Dolly Madison should make snack cakes for diet “cheat days” and call them Ashley Madisons.
When my kids are grown, I’m coming over to their house and taking their forks and then scattering them around town.
Me too 😆
[Trailer voice]
Detective Will Anker is an alcoholic with a drug problem who has just 48 hours to find the person who killed 150,000 innocent people & stole 37 billion pounds.
The only problem is everything points to him!!!!W. Anker
Thursdays on Fox
[9pm arguing]
Him: you always need to have the last word!Me: I do not!
Him: prove it
Me: *crosses arms, glares silently*
[3am sleeping]
Me: *whispers* I win
I haven’t showered I’m wearing my clothes from yesterday I will undoubtedly run into someone I know at the store as I run in for milk.
My cousin got hit by a car while jogging this morning. Drunk driver plowed right through the front of his Planet Fitness
[sees huge guy at the gym]
Me: do you take steroids
*guy spends 15 minutes talking me thru his diet plan*
Me: when do you eat the steroids
Some apples don’t fall far from the tree, BUT other apples catch a good roll and keep rolling…and rolling…and rolling..
Life hack
A good way to know if your girlfriend is a lizard is if she eats a bunch of crickets or small birds
my grandpa: this pizza has no toppings
me: close the box, turn it over, & open it again
my grandpa: well i’ll be damned
what the hell is this stain?
– a memoir
I love how the cat trips me when I’m trying to refill his water bowl so that I get a water all over both of us, but then HE glares at ME.
“Welcome to the jungle”
Thanks.
“We’ve got fun and games”
Cool.
“You’re in the jungle”
We’ve established this
“You’re gonna die!”
Wait what?
As a girl who grew up with an annoying little sister the most unrealistic thing about Frozen is how Elsa never tried to kill Anna on purpose
Absolutely batshit that they had one Irish character in Harry Potter and they just went with Seamus Finnegan. Like calling an American character Huckleberry McRib.

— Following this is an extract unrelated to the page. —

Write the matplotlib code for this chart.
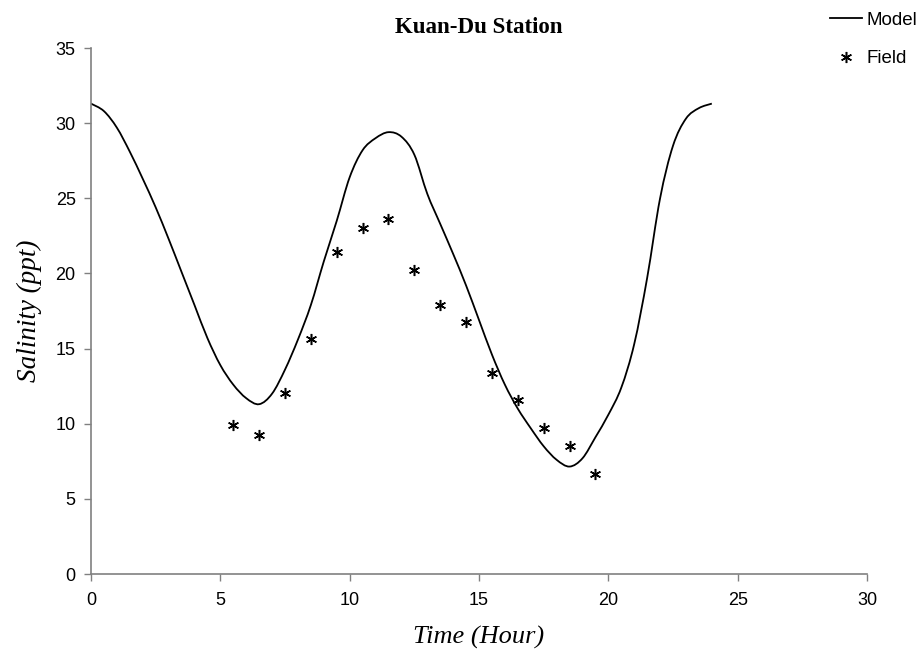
import matplotlib
matplotlib.use("Agg")
import matplotlib.pyplot as plt
from matplotlib.path import Path
from matplotlib.patches import PathPatch
from matplotlib.lines import Line2D

# Model (continuous curve)
model_t = [0, 0.5, 1.0, 1.5, 2.0, 2.5, 3.0, 3.5, 4.0, 4.5, 5.0, 5.5, 6.0, 6.5,
           7.0, 7.5, 8.0, 8.5, 9.0, 9.5, 10.0, 10.5, 11.0, 11.5, 12.0, 12.5,
           13.0, 13.5, 14.0, 14.5, 15.0, 15.5, 16.0, 16.5, 17.0, 17.5, 18.0,
           18.5, 19.0, 19.5, 20.0, 20.5, 21.0, 21.5, 22.0, 22.5, 23.0, 23.5, 24.0]
model_s = [31.3, 30.8, 29.7, 28.1, 26.3, 24.4, 22.3, 20.1, 17.9, 15.7, 13.9, 12.6,
           11.7, 11.3, 12.0, 13.6, 15.6, 17.9, 20.8, 23.5, 26.4, 28.2, 29.0, 29.4,
           29.1, 27.9, 25.3, 23.3, 21.3, 19.2, 16.9, 14.6, 12.6, 11.0, 9.7, 8.5,
           7.6, 7.15, 7.7, 9.1, 10.6, 12.4, 15.3, 19.7, 25.0, 28.5, 30.3, 31.0, 31.3]

# Field observations
field_t = [5.5, 6.5, 7.5, 8.5, 9.5, 10.5, 11.5, 12.5, 13.5, 14.5, 15.5, 16.5, 17.5, 18.5, 19.5]
field_s = [9.9, 9.25, 12.05, 15.65, 21.4, 23.0, 23.6, 20.2, 17.9, 16.8, 13.4, 11.6, 9.7, 8.5, 6.65]

xticks = [0, 5, 10, 15, 20, 25, 30]
yticks = [0, 5, 10, 15, 20, 25, 30, 35]


def smooth_path(xs, ys):
    """Excel-like smoothed line: cubic Bezier segments through the data points."""
    pts = list(zip(xs, ys))
    n = len(pts)
    verts = [pts[0]]
    codes = [Path.MOVETO]
    for i in range(n - 1):
        p0 = pts[i - 1] if i > 0 else pts[i]
        p1 = pts[i]
        p2 = pts[i + 1]
        p3 = pts[i + 2] if i + 2 < n else pts[i + 1]
        c1 = (p1[0] + (p2[0] - p0[0]) / 6.0, p1[1] + (p2[1] - p0[1]) / 6.0)
        c2 = (p2[0] - (p3[0] - p1[0]) / 6.0, p2[1] - (p3[1] - p1[1]) / 6.0)
        verts += [c1, c2, p2]
        codes += [Path.CURVE4, Path.CURVE4, Path.CURVE4]
    return Path(verts, codes)


fig = plt.figure(figsize=(9.21, 6.54), dpi=100)
ax = fig.add_axes([0.0988, 0.1223, 0.9414 - 0.0988, 0.9266 - 0.1223])

ax.add_patch(PathPatch(smooth_path(model_t, model_s), fill=False,
                       edgecolor="black", lw=1.3))
ax.plot(field_t, field_s, linestyle="none", marker=(6, 2, 0), markersize=8,
        markeredgewidth=1.1, color="black")

ax.set_xlim(0, 30)
ax.set_ylim(0, 35)
ax.set_xticks(xticks)
ax.set_yticks(yticks)

for s in ["top", "right"]:
    ax.spines[s].set_visible(False)
for s in ["left", "bottom"]:
    ax.spines[s].set_color("#808080")
    ax.spines[s].set_linewidth(1.2)
ax.tick_params(axis="both", direction="out", length=5, width=1.0, color="#808080",
               labelsize=13, labelcolor="black")
ax.tick_params(axis="x", pad=8)
ax.tick_params(axis="y", pad=6)
for lbl in ax.get_xticklabels() + ax.get_yticklabels():
    lbl.set_fontfamily("Liberation Sans")

ax.set_title("Kuan-Du Station", fontfamily="Liberation Serif", fontweight="bold",
             fontsize=16.5, pad=11)
ax.set_xlabel("Time (Hour)", fontfamily="Liberation Serif", fontstyle="italic",
              fontsize=19, labelpad=12)
ax.set_ylabel("Salinity (ppt)", fontfamily="Liberation Serif", fontstyle="italic",
              fontsize=19.5, labelpad=10)

handles = [Line2D([], [], color="black", lw=1.3),
           Line2D([], [], linestyle="none", marker=(6, 2, 0), markersize=8,
                  markeredgewidth=1.1, color="black")]
fig.legend(handles, ["Model", "Field"], loc="upper left",
           bbox_to_anchor=(0.883, 1.008), frameon=False,
           prop={"family": "Liberation Sans", "size": 13.5},
           labelspacing=1.15, handlelength=1.7, handletextpad=0.25)

fig.savefig("out.png", dpi=100)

doctor: now let’s step over to the xray machine
ray: the what
It’s hard for me to believe that the new Star Wars trailer has already been seen millions of times. How do they even know where it’s parked?
Doctor: Any cancer in the family?
Me: My mom is a Sagittarius, but I’ll have to check on everyone else.
Doc: …
Most people use photoshop to create amazing art or graphic design. I use it to make fake Doritos flavors.
You are the toothpaste to my orange juice.
FRIEND: To get out of a ticket, just make the cop laugh.
[later]
COP: Do you know why I pulled you over?
ME: Uh oh here comes the tickle monster
It’s only fair that if the TSA should ban over 3oz of liquid carried on a person, they should also ban a person wearing over 3oz of cologne.
[during sex]
Hand me my reading glasses
Reporter: He was strangled by a loved one
My Murderer: Whoa, love is a strong word
[Spills wine]
“My medicine!!”
I would only want to be a ghost if I could randomly bite people
Someone gave me a gift and I just found it on a Gifts for Grandma list. This hurts.